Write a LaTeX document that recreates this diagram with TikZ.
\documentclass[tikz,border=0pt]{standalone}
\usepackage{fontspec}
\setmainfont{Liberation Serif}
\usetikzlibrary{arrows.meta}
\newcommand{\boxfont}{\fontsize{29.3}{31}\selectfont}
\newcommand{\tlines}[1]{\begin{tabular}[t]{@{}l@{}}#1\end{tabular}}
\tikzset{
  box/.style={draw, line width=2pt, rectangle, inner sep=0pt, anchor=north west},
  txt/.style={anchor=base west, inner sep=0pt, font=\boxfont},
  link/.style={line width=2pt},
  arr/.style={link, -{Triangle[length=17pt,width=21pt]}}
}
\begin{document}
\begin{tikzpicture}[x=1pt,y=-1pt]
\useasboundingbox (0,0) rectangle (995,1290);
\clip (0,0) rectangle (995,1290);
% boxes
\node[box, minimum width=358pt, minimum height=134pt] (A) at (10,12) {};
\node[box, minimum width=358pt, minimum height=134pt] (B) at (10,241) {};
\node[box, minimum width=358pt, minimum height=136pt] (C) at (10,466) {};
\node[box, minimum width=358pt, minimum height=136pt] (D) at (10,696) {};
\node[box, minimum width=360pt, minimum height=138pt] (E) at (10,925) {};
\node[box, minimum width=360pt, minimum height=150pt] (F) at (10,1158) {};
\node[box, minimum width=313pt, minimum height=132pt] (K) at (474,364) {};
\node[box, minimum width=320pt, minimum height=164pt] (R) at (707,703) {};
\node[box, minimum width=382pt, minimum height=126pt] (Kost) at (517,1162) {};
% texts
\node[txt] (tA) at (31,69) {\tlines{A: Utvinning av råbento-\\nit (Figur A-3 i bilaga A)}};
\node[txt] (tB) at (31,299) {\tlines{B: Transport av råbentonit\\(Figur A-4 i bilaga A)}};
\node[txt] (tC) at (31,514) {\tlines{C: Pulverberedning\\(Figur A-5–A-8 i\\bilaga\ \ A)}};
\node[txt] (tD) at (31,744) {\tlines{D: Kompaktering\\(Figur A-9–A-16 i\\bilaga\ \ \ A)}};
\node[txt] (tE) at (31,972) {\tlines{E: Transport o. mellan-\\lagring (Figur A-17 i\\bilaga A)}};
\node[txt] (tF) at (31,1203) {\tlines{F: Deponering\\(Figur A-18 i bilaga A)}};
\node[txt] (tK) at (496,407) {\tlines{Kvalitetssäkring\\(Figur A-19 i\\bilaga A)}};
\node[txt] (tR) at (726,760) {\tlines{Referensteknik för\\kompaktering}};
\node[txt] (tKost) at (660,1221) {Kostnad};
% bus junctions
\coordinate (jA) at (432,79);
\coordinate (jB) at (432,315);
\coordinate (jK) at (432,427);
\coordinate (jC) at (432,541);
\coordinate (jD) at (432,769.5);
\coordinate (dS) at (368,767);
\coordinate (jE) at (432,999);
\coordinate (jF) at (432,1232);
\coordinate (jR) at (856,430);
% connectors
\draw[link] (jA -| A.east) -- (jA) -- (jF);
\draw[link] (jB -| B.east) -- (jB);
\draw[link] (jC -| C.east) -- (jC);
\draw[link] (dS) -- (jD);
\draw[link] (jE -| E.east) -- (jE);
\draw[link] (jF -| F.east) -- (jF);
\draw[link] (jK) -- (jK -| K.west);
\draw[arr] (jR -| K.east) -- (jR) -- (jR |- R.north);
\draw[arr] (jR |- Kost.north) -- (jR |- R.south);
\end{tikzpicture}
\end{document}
...
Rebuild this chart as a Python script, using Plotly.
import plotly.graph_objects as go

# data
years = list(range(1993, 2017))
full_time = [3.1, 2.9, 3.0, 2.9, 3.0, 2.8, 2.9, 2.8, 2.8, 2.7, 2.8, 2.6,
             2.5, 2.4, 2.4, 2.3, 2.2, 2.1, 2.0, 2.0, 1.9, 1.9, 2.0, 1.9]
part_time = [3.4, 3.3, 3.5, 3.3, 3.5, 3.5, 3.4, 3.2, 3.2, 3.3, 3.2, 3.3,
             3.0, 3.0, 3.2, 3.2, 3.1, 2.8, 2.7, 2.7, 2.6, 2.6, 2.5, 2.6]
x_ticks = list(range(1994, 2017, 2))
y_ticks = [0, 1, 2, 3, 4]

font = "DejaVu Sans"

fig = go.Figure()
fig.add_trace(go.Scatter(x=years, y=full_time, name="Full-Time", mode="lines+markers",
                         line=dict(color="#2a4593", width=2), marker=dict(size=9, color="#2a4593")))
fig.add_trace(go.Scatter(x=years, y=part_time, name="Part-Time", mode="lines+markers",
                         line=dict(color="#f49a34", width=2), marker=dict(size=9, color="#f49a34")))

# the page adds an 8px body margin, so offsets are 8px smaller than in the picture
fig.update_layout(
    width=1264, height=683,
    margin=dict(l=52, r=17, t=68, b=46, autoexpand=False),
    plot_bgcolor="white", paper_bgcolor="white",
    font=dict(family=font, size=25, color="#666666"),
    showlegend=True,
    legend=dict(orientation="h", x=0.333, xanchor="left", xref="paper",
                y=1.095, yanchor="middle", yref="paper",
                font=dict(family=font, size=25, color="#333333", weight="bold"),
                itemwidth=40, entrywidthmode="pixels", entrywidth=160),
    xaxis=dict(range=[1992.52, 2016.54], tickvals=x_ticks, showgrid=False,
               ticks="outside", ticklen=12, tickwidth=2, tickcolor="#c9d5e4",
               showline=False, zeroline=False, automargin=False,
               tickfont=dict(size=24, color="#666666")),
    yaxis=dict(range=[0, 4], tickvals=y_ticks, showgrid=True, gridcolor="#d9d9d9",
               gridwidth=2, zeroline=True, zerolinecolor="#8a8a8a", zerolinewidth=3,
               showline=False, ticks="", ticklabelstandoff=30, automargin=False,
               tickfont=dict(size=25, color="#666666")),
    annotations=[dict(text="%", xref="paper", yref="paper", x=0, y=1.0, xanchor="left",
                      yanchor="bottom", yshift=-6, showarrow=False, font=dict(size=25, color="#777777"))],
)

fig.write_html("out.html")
* * *
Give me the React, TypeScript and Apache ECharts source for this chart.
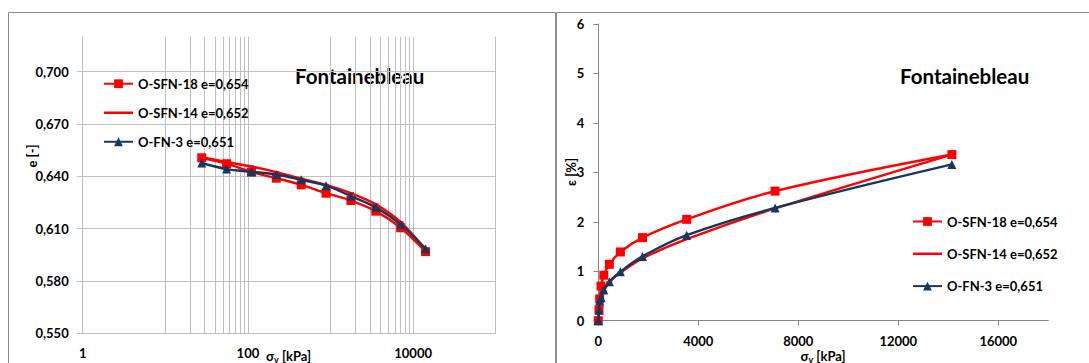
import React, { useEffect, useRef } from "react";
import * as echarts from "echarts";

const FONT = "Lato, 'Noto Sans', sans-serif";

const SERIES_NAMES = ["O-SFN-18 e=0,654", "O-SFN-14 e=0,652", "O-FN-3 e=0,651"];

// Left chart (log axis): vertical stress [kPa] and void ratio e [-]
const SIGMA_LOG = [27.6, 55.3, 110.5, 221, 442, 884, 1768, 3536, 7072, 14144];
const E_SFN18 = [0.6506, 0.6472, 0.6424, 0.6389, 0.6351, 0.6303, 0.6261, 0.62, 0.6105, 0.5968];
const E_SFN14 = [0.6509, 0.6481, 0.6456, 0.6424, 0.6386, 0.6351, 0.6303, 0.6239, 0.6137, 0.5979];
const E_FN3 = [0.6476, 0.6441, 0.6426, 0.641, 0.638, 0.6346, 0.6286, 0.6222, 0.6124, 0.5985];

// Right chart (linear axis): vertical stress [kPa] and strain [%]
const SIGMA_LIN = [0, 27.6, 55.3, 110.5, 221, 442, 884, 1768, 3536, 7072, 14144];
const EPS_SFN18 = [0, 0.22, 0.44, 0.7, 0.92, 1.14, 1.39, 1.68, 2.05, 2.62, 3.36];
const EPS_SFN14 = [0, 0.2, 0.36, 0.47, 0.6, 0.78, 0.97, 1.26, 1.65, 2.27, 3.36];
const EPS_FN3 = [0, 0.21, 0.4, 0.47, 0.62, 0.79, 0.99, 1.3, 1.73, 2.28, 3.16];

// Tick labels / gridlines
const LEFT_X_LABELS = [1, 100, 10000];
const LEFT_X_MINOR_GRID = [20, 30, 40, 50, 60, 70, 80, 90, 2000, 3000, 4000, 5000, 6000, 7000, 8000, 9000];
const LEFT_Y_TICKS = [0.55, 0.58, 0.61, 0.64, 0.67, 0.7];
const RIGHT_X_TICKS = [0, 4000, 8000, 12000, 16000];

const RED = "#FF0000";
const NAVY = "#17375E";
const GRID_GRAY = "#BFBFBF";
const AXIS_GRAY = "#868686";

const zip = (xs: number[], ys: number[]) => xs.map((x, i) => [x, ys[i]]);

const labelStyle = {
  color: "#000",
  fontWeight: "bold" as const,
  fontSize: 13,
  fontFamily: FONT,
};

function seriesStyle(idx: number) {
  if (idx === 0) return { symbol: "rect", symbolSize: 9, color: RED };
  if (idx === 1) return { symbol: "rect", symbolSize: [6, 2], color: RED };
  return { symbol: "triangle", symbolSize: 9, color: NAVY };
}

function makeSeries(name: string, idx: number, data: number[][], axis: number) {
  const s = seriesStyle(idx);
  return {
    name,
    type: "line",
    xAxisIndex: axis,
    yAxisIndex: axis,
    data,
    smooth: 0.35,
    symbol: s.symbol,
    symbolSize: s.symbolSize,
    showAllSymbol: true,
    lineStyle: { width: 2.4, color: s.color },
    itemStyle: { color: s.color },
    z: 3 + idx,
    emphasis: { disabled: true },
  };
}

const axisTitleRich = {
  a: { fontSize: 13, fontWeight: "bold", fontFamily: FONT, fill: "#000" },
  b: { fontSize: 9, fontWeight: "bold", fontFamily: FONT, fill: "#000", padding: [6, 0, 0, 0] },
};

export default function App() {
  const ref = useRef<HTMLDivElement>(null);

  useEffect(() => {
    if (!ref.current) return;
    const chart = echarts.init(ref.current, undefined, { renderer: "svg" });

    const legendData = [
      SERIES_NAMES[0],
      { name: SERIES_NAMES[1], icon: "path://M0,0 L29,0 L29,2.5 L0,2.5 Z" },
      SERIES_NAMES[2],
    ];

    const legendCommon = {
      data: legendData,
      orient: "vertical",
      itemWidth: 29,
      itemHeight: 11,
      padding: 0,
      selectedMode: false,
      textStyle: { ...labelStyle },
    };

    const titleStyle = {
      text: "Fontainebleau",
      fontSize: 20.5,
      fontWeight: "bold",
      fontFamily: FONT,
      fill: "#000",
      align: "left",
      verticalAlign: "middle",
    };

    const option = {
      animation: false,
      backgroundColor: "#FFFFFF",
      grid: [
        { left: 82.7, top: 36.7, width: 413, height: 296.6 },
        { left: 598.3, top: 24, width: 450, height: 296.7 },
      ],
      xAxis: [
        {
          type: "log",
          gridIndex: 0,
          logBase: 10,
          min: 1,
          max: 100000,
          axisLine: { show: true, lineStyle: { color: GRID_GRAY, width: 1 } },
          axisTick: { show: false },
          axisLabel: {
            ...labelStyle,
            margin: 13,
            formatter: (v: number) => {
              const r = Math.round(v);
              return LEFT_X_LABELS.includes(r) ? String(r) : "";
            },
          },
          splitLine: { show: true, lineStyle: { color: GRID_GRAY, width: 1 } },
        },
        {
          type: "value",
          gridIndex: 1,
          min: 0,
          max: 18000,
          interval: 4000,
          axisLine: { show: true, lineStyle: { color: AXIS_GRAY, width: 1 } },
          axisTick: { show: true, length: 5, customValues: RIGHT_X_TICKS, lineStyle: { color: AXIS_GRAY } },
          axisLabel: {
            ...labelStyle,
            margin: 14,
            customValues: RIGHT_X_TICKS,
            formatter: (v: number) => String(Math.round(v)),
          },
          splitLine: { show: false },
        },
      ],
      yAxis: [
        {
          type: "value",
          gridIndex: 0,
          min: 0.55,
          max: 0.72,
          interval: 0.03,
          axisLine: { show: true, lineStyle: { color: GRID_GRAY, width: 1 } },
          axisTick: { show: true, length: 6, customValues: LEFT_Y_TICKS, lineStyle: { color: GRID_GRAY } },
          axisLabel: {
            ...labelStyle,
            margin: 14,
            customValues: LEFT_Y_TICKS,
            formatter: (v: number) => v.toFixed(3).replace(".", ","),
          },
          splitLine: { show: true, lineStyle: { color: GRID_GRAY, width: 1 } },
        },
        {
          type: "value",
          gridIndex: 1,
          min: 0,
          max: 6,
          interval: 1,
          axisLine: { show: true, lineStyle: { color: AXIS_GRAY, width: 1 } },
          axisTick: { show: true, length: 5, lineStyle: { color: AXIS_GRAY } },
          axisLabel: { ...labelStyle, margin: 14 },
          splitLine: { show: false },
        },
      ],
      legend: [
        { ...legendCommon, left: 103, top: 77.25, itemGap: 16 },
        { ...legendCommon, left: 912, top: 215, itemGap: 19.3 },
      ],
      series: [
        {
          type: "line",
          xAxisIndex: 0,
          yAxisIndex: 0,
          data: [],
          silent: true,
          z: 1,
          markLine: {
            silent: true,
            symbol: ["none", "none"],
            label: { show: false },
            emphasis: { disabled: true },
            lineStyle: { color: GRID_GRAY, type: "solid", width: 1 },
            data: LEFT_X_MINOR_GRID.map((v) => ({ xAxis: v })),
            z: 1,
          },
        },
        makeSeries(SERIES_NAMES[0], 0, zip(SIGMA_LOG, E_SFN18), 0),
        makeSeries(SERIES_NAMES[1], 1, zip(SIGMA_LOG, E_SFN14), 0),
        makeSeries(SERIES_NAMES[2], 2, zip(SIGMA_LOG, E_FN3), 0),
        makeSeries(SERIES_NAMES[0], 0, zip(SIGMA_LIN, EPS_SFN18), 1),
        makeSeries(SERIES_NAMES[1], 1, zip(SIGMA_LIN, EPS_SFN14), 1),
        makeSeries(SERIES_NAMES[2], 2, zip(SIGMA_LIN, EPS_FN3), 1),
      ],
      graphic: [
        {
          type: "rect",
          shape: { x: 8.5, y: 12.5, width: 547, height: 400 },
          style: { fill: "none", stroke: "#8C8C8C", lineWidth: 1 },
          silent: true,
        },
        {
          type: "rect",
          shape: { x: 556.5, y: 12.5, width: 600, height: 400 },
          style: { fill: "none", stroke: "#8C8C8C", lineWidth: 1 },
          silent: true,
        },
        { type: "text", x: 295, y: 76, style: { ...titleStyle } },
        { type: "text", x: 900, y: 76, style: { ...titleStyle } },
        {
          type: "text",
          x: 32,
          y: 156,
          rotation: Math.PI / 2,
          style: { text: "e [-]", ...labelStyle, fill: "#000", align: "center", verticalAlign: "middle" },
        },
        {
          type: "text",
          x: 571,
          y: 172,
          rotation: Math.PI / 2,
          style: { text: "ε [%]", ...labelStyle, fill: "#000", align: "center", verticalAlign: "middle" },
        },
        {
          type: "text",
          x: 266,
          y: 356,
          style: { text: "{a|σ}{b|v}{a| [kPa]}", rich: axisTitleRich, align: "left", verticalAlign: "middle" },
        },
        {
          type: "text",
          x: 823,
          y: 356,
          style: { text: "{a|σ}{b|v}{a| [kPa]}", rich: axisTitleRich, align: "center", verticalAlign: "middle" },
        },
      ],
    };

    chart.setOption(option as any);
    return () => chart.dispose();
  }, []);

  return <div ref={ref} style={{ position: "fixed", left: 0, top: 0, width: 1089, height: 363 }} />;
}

= REQUIREMENT =
Retype the section that opens with the line holding "Give me the" and closes with the line holding "1.73, 2.28, 3.16];", exactly as it reads, without any pictures.

= RESULT FOR THIS TASK =
Give me the React, TypeScript and Apache ECharts source for this chart.
import React, { useEffect, useRef } from "react";
import * as echarts from "echarts";

const FONT = "Lato, 'Noto Sans', sans-serif";

const SERIES_NAMES = ["O-SFN-18 e=0,654", "O-SFN-14 e=0,652", "O-FN-3 e=0,651"];

// Left chart (log axis): vertical stress [kPa] and void ratio e [-]
const SIGMA_LOG = [27.6, 55.3, 110.5, 221, 442, 884, 1768, 3536, 7072, 14144];
const E_SFN18 = [0.6506, 0.6472, 0.6424, 0.6389, 0.6351, 0.6303, 0.6261, 0.62, 0.6105, 0.5968];
const E_SFN14 = [0.6509, 0.6481, 0.6456, 0.6424, 0.6386, 0.6351, 0.6303, 0.6239, 0.6137, 0.5979];
const E_FN3 = [0.6476, 0.6441, 0.6426, 0.641, 0.638, 0.6346, 0.6286, 0.6222, 0.6124, 0.5985];

// Right chart (linear axis): vertical stress [kPa] and strain [%]
const SIGMA_LIN = [0, 27.6, 55.3, 110.5, 221, 442, 884, 1768, 3536, 7072, 14144];
const EPS_SFN18 = [0, 0.22, 0.44, 0.7, 0.92, 1.14, 1.39, 1.68, 2.05, 2.62, 3.36];
const EPS_SFN14 = [0, 0.2, 0.36, 0.47, 0.6, 0.78, 0.97, 1.26, 1.65, 2.27, 3.36];
const EPS_FN3 = [0, 0.21, 0.4, 0.47, 0.62, 0.79, 0.99, 1.3, 1.73, 2.28, 3.16];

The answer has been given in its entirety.